## Work instructions
Output the material below unchanged, apart from leaving out the pictures.

## Given material
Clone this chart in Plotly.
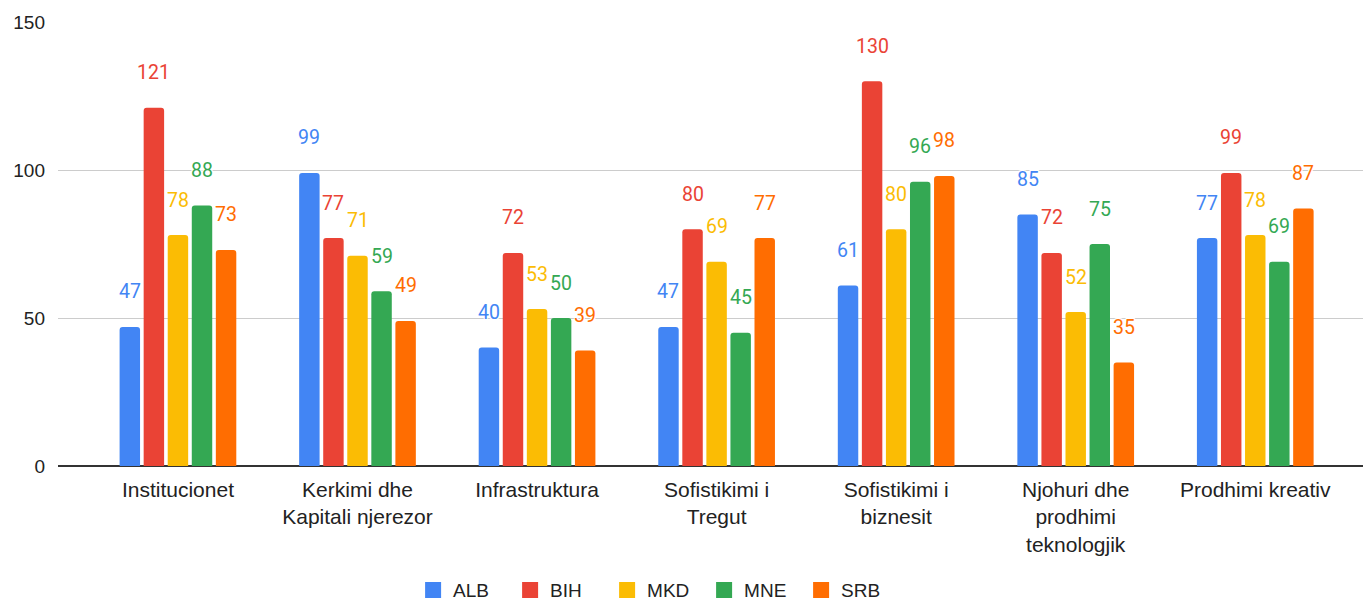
import plotly.graph_objects as go

# Pillar scores per country
categories = [
    "Institucionet",
    "Kerkimi dhe<br>Kapitali njerezor",
    "Infrastruktura",
    "Sofistikimi i<br>Tregut",
    "Sofistikimi i<br>biznesit",
    "Njohuri dhe<br>prodhimi<br>teknologjik",
    "Prodhimi kreativ",
]
countries = ["ALB", "BIH", "MKD", "MNE", "SRB"]
alb = [47, 99, 40, 47, 61, 85, 77]
bih = [121, 77, 72, 80, 130, 72, 99]
mkd = [78, 71, 53, 69, 80, 52, 78]
mne = [88, 59, 50, 45, 96, 75, 69]
srb = [73, 49, 39, 77, 98, 35, 87]
series = [alb, bih, mkd, mne, srb]
colors = ["#4285F4", "#EA4335", "#FBBC04", "#34A853", "#FF6D01"]
y_ticks = [0, 50, 100, 150]

W, H = 1363, 601
M_L, M_R, M_T, M_B = 58, 0, 22, 135
X_RANGE = [-0.668, 6.60]
BARGAP = 0.33
AXIS_FONT = "Liberation Sans, Arial, sans-serif"
LABEL_FONT = "Roboto, Arial, sans-serif"

fig = go.Figure()

for name, vals, col in zip(countries, series, colors):
    fig.add_trace(go.Bar(
        x=categories, y=vals, name=name,
        marker=dict(color=col, cornerradius=3, line=dict(width=0)),
        showlegend=False, hoverinfo="x+y+name",
    ))
    # legend entry with a larger square swatch
    fig.add_trace(go.Scatter(
        x=[None], y=[None], mode="markers", name=name,
        marker=dict(symbol="square", size=16, color=col),
        hoverinfo="skip",
    ))

# value labels above each bar, shifted onto their bar within the group
cat_px = (W - M_L - M_R) / (X_RANGE[1] - X_RANGE[0])
pitch = cat_px * (1 - BARGAP) / len(countries)
annotations = []
for i, (vals, col) in enumerate(zip(series, colors)):
    for cat, v in zip(categories, vals):
        annotations.append(dict(
            x=cat, y=v, text=str(v), showarrow=False,
            xshift=(i - (len(countries) - 1) / 2) * pitch, yshift=35,
            yanchor="middle", xanchor="center",
            font=dict(family=LABEL_FONT, size=19.5, color=col,
                      shadow="-1px -1px 0 #fff, 1px -1px 0 #fff, -1px 1px 0 #fff, 1px 1px 0 #fff"),
        ))

fig.update_layout(
    width=W, height=H,
    margin=dict(l=M_L, r=M_R, t=M_T, b=M_B),
    paper_bgcolor="white", plot_bgcolor="white",
    barmode="group", bargap=BARGAP, bargroupgap=0.15,
    font=dict(family=AXIS_FONT, color="#222222"),
    annotations=annotations,
    legend=dict(
        orientation="h", xref="container", yref="container",
        x=0.481, xanchor="center", y=0.018, yanchor="middle",
        font=dict(size=19, color="#222222"),
        entrywidth=52, itemclick=False,
    ),
    xaxis=dict(
        range=X_RANGE, showgrid=False, zeroline=False,
        showline=False, ticks="",
        tickfont=dict(size=21, color="#222222"),
        ticklabelstandoff=9,
    ),
    yaxis=dict(
        range=[0, 150], tickvals=y_ticks,
        showgrid=True, gridcolor="#cccccc", gridwidth=1,
        zeroline=True, zerolinecolor="#333333", zerolinewidth=1.5,
        showline=False, ticks="",
        tickfont=dict(size=19, color="#222222"),
        ticklabelstandoff=12,
    ),
)

fig.write_html("out.html")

## Written response
Clone this chart in Plotly.
import plotly.graph_objects as go

# Pillar scores per country
categories = [
    "Institucionet",
    "Kerkimi dhe<br>Kapitali njerezor",
    "Infrastruktura",
    "Sofistikimi i<br>Tregut",
    "Sofistikimi i<br>biznesit",
    "Njohuri dhe<br>prodhimi<br>teknologjik",
    "Prodhimi kreativ",
]
countries = ["ALB", "BIH", "MKD", "MNE", "SRB"]
alb = [47, 99, 40, 47, 61, 85, 77]
bih = [121, 77, 72, 80, 130, 72, 99]
mkd = [78, 71, 53, 69, 80, 52, 78]
mne = [88, 59, 50, 45, 96, 75, 69]
srb = [73, 49, 39, 77, 98, 35, 87]
series = [alb, bih, mkd, mne, srb]
colors = ["#4285F4", "#EA4335", "#FBBC04", "#34A853", "#FF6D01"]
y_ticks = [0, 50, 100, 150]

W, H = 1363, 601
M_L, M_R, M_T, M_B = 58, 0, 22, 135
X_RANGE = [-0.668, 6.60]
BARGAP = 0.33
AXIS_FONT = "Liberation Sans, Arial, sans-serif"
LABEL_FONT = "Roboto, Arial, sans-serif"

fig = go.Figure()

for name, vals, col in zip(countries, series, colors):
    fig.add_trace(go.Bar(
        x=categories, y=vals, name=name,
        marker=dict(color=col, cornerradius=3, line=dict(width=0)),
        showlegend=False, hoverinfo="x+y+name",
    ))
    # legend entry with a larger square swatch
    fig.add_trace(go.Scatter(
        x=[None], y=[None], mode="markers", name=name,
        marker=dict(symbol="square", size=16, color=col),
        hoverinfo="skip",
    ))

# value labels above each bar, shifted onto their bar within the group
cat_px = (W - M_L - M_R) / (X_RANGE[1] - X_RANGE[0])
pitch = cat_px * (1 - BARGAP) / len(countries)
annotations = []
for i, (vals, col) in enumerate(zip(series, colors)):
    for cat, v in zip(categories, vals):
        annotations.append(dict(
            x=cat, y=v, text=str(v), showarrow=False,
            xshift=(i - (len(countries) - 1) / 2) * pitch, yshift=35,
            yanchor="middle", xanchor="center",
            font=dict(family=LABEL_FONT, size=19.5, color=col,
                      shadow="-1px -1px 0 #fff, 1px -1px 0 #fff, -1px 1px 0 #fff, 1px 1px 0 #fff"),
        ))

fig.update_layout(
    width=W, height=H,
    margin=dict(l=M_L, r=M_R, t=M_T, b=M_B),
    paper_bgcolor="white", plot_bgcolor="white",
    barmode="group", bargap=BARGAP, bargroupgap=0.15,
    font=dict(family=AXIS_FONT, color="#222222"),
    annotations=annotations,
    legend=dict(
        orientation="h", xref="container", yref="container",
        x=0.481, xanchor="center", y=0.018, yanchor="middle",
        font=dict(size=19, color="#222222"),
        entrywidth=52, itemclick=False,
    ),
    xaxis=dict(
        range=X_RANGE, showgrid=False, zeroline=False,
        showline=False, ticks="",
        tickfont=dict(size=21, color="#222222"),
        ticklabelstandoff=9,
    ),
    yaxis=dict(
        range=[0, 150], tickvals=y_ticks,
        showgrid=True, gridcolor="#cccccc", gridwidth=1,
        zeroline=True, zerolinecolor="#333333", zerolinewidth=1.5,
        showline=False, ticks="",
        tickfont=dict(size=19, color="#222222"),
        ticklabelstandoff=12,
    ),
)

fig.write_html("out.html")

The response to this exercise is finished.